A Landmark Verdict in Taxation Classification
In a significant legal victory for Hamdard Laboratories, the Supreme Court of India has ruled that its iconic summer beverage, Rooh Afza, will attract a much lower tax rate of just 4%. The apex court officially classified it as a “fruit drink or processed fruit product,” overturning a previous High Court decision that had levied a heavy 12.5% tax.
The Core Legal Dispute
The battle hinged on the legal classification of the product. Tax authorities argued that Rooh Afza should be taxed under a higher bracket reserved for synthetic syrups or artificial flavorings. However, Hamdard successfully demonstrated the significant presence of natural fruit juices and herbal extracts in the product’s formulation, thereby qualifying it for the lower, agriculture-friendly tax bracket.
Financial Implications
This ruling is a massive financial boon for Hamdard. The reduction from 12.5% to 4% will drastically alter profit margins and could potentially result in price adjustments for end consumers.

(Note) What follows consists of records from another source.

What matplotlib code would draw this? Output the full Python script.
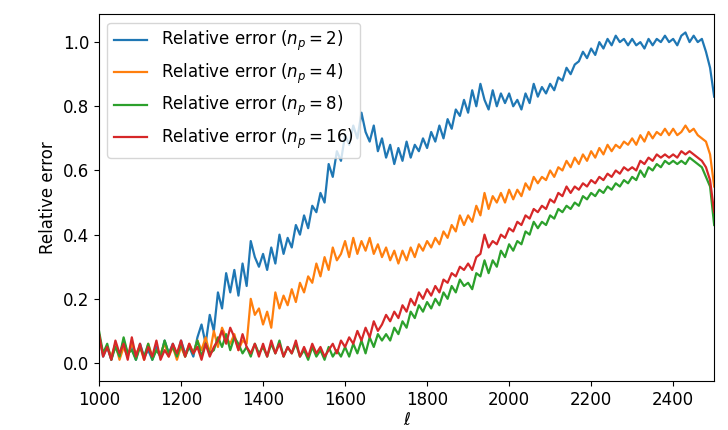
import numpy as np
import matplotlib
matplotlib.use('Agg')
import matplotlib.pyplot as plt

# multipole values, one sample every 10
ell = np.arange(1000, 2501, 10)

err_np2 = [
    0.09, 0.02, 0.05, 0.01, 0.06, 0.02, 0.07, 0.03, 0.05, 0.01,
    0.06, 0.02, 0.04, 0.01, 0.05, 0.02, 0.07, 0.03, 0.06, 0.02,
    0.07, 0.03, 0.05, 0.02, 0.08, 0.12, 0.06, 0.15, 0.10, 0.22,
    0.17, 0.28, 0.22, 0.29, 0.21, 0.31, 0.24, 0.38, 0.33, 0.30,
    0.34, 0.29, 0.36, 0.31, 0.40, 0.34, 0.39, 0.36, 0.43, 0.40,
    0.46, 0.42, 0.49, 0.47, 0.53, 0.50, 0.62, 0.58, 0.66, 0.63,
    0.71, 0.68, 0.74, 0.70, 0.78, 0.72, 0.69, 0.74, 0.66, 0.70,
    0.64, 0.68, 0.62, 0.67, 0.63, 0.69, 0.64, 0.68, 0.66, 0.70,
    0.67, 0.72, 0.69, 0.74, 0.70, 0.76, 0.73, 0.79, 0.77, 0.82,
    0.78, 0.85, 0.80, 0.87, 0.82, 0.79, 0.85, 0.80, 0.84, 0.81,
    0.84, 0.80, 0.82, 0.79, 0.84, 0.81, 0.87, 0.83, 0.86, 0.84,
    0.87, 0.85, 0.89, 0.88, 0.92, 0.90, 0.93, 0.94, 0.97, 0.95,
    0.98, 0.96, 1.00, 0.98, 1.01, 0.99, 1.02, 1.00, 1.01, 0.99,
    1.01, 0.99, 1.00, 0.98, 1.01, 0.99, 1.01, 1.00, 1.02, 1.00,
    1.01, 0.99, 1.02, 1.03, 1.00, 1.02, 1.00, 1.01, 0.97, 0.92,
    0.83]

err_np4 = [
    0.08, 0.03, 0.05, 0.02, 0.06, 0.01, 0.05, 0.02, 0.06, 0.03,
    0.05, 0.01, 0.06, 0.02, 0.04, 0.03, 0.06, 0.02, 0.05, 0.01,
    0.05, 0.02, 0.06, 0.03, 0.07, 0.04, 0.08, 0.03, 0.10, 0.05,
    0.11, 0.08, 0.06, 0.09, 0.04, 0.07, 0.06, 0.20, 0.15, 0.17,
    0.12, 0.16, 0.11, 0.22, 0.17, 0.21, 0.18, 0.23, 0.19, 0.25,
    0.22, 0.27, 0.25, 0.31, 0.27, 0.33, 0.29, 0.36, 0.32, 0.34,
    0.38, 0.33, 0.39, 0.34, 0.38, 0.35, 0.39, 0.34, 0.37, 0.33,
    0.36, 0.32, 0.35, 0.31, 0.35, 0.32, 0.36, 0.33, 0.37, 0.35,
    0.38, 0.36, 0.39, 0.37, 0.41, 0.39, 0.43, 0.41, 0.46, 0.43,
    0.46, 0.44, 0.49, 0.46, 0.53, 0.48, 0.52, 0.50, 0.53, 0.50,
    0.54, 0.51, 0.54, 0.52, 0.56, 0.54, 0.58, 0.56, 0.58, 0.57,
    0.60, 0.58, 0.61, 0.60, 0.63, 0.61, 0.64, 0.62, 0.65, 0.63,
    0.66, 0.64, 0.67, 0.65, 0.68, 0.66, 0.68, 0.67, 0.69, 0.68,
    0.70, 0.68, 0.71, 0.69, 0.72, 0.70, 0.72, 0.71, 0.73, 0.71,
    0.73, 0.71, 0.72, 0.74, 0.72, 0.73, 0.71, 0.70, 0.69, 0.65,
    0.55]

err_np8 = [
    0.10, 0.03, 0.06, 0.01, 0.05, 0.02, 0.08, 0.03, 0.04, 0.01,
    0.05, 0.02, 0.06, 0.01, 0.04, 0.02, 0.07, 0.03, 0.05, 0.02,
    0.06, 0.02, 0.05, 0.03, 0.07, 0.02, 0.06, 0.03, 0.04, 0.08,
    0.05, 0.09, 0.04, 0.08, 0.06, 0.03, 0.05, 0.02, 0.06, 0.03,
    0.05, 0.02, 0.06, 0.03, 0.07, 0.02, 0.05, 0.03, 0.06, 0.02,
    0.04, 0.01, 0.05, 0.02, 0.04, 0.01, 0.05, 0.02, 0.04, 0.02,
    0.05, 0.02, 0.06, 0.03, 0.07, 0.03, 0.08, 0.05, 0.09, 0.07,
    0.09, 0.07, 0.11, 0.09, 0.13, 0.11, 0.16, 0.14, 0.18, 0.16,
    0.19, 0.17, 0.20, 0.18, 0.22, 0.20, 0.24, 0.22, 0.26, 0.24,
    0.25, 0.23, 0.28, 0.27, 0.32, 0.28, 0.32, 0.30, 0.35, 0.33,
    0.37, 0.35, 0.38, 0.37, 0.41, 0.40, 0.44, 0.42, 0.44, 0.43,
    0.46, 0.45, 0.48, 0.47, 0.49, 0.48, 0.50, 0.49, 0.52, 0.51,
    0.53, 0.52, 0.54, 0.53, 0.55, 0.54, 0.56, 0.55, 0.57, 0.56,
    0.58, 0.57, 0.60, 0.58, 0.61, 0.60, 0.62, 0.61, 0.63, 0.62,
    0.63, 0.62, 0.63, 0.62, 0.64, 0.63, 0.62, 0.61, 0.58, 0.55,
    0.43]

err_np16 = [
    0.09, 0.02, 0.05, 0.01, 0.07, 0.03, 0.06, 0.01, 0.08, 0.02,
    0.06, 0.01, 0.05, 0.02, 0.07, 0.01, 0.04, 0.02, 0.06, 0.03,
    0.07, 0.02, 0.06, 0.03, 0.05, 0.01, 0.06, 0.02, 0.05, 0.07,
    0.10, 0.06, 0.11, 0.08, 0.04, 0.09, 0.05, 0.03, 0.06, 0.02,
    0.06, 0.02, 0.07, 0.03, 0.06, 0.02, 0.05, 0.03, 0.07, 0.02,
    0.05, 0.02, 0.06, 0.03, 0.05, 0.02, 0.04, 0.06, 0.03, 0.07,
    0.05, 0.08, 0.06, 0.10, 0.07, 0.11, 0.08, 0.13, 0.10, 0.12,
    0.15, 0.13, 0.16, 0.14, 0.18, 0.16, 0.20, 0.18, 0.22, 0.20,
    0.23, 0.21, 0.24, 0.22, 0.26, 0.25, 0.28, 0.27, 0.30, 0.29,
    0.31, 0.29, 0.33, 0.34, 0.40, 0.36, 0.38, 0.37, 0.40, 0.39,
    0.42, 0.41, 0.44, 0.43, 0.46, 0.45, 0.48, 0.47, 0.49, 0.48,
    0.51, 0.50, 0.53, 0.52, 0.55, 0.53, 0.55, 0.54, 0.56, 0.55,
    0.57, 0.56, 0.58, 0.57, 0.59, 0.58, 0.60, 0.59, 0.61, 0.60,
    0.61, 0.60, 0.63, 0.62, 0.64, 0.63, 0.65, 0.64, 0.65, 0.64,
    0.65, 0.64, 0.66, 0.65, 0.66, 0.65, 0.64, 0.63, 0.61, 0.57,
    0.47]

series = [(err_np2, 2), (err_np4, 4), (err_np8, 8), (err_np16, 16)]

plt.rcParams['font.size'] = 12
fig = plt.figure(figsize=(7.28, 4.3), dpi=100)
ax = fig.add_axes([0.136, 0.114, 0.845, 0.853])

for values, n_p in series:
    ax.plot(ell, values, lw=1.6,
            label=r'Relative error ($n_p = {}$)'.format(n_p))

ax.set_xlim(1000, 2500)
ax.set_ylim(-0.056, 1.087)
ax.set_xlabel(r'$\ell$', labelpad=2)
ax.set_ylabel('Relative error')
ax.legend(loc='upper left')

fig.savefig('out.png', dpi=100)
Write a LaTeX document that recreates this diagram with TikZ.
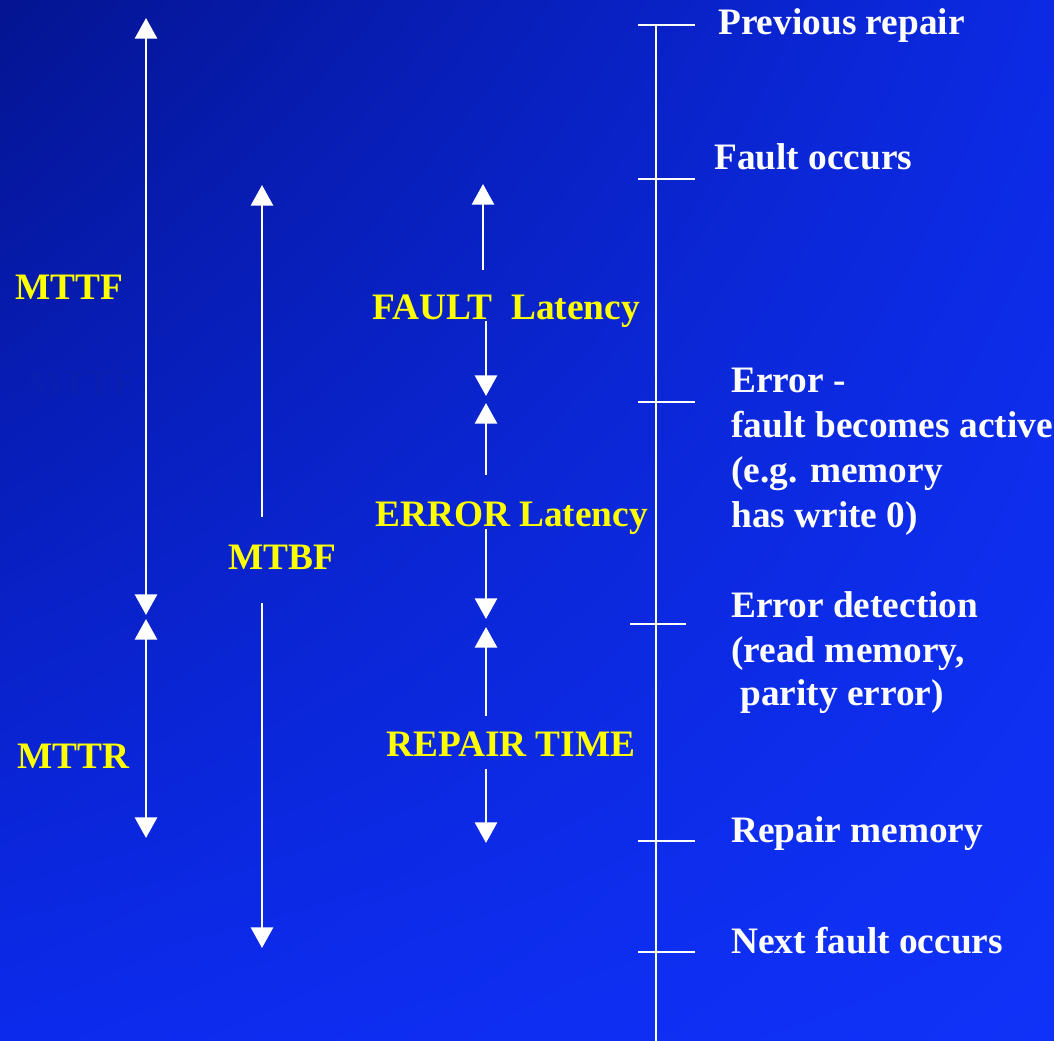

It also sets a vital precedent for the FMCG industry.
Looking Ahead
- Precedent for Competitors: Other beverage manufacturers may now review their formulations and tax classifications in light of this ruling.
- Brand Legacy: For Rooh Afza, a brand with over a century of history, this victory secures its financial stability while reaffirming its “natural” brand positioning in the minds of the judiciary and the public.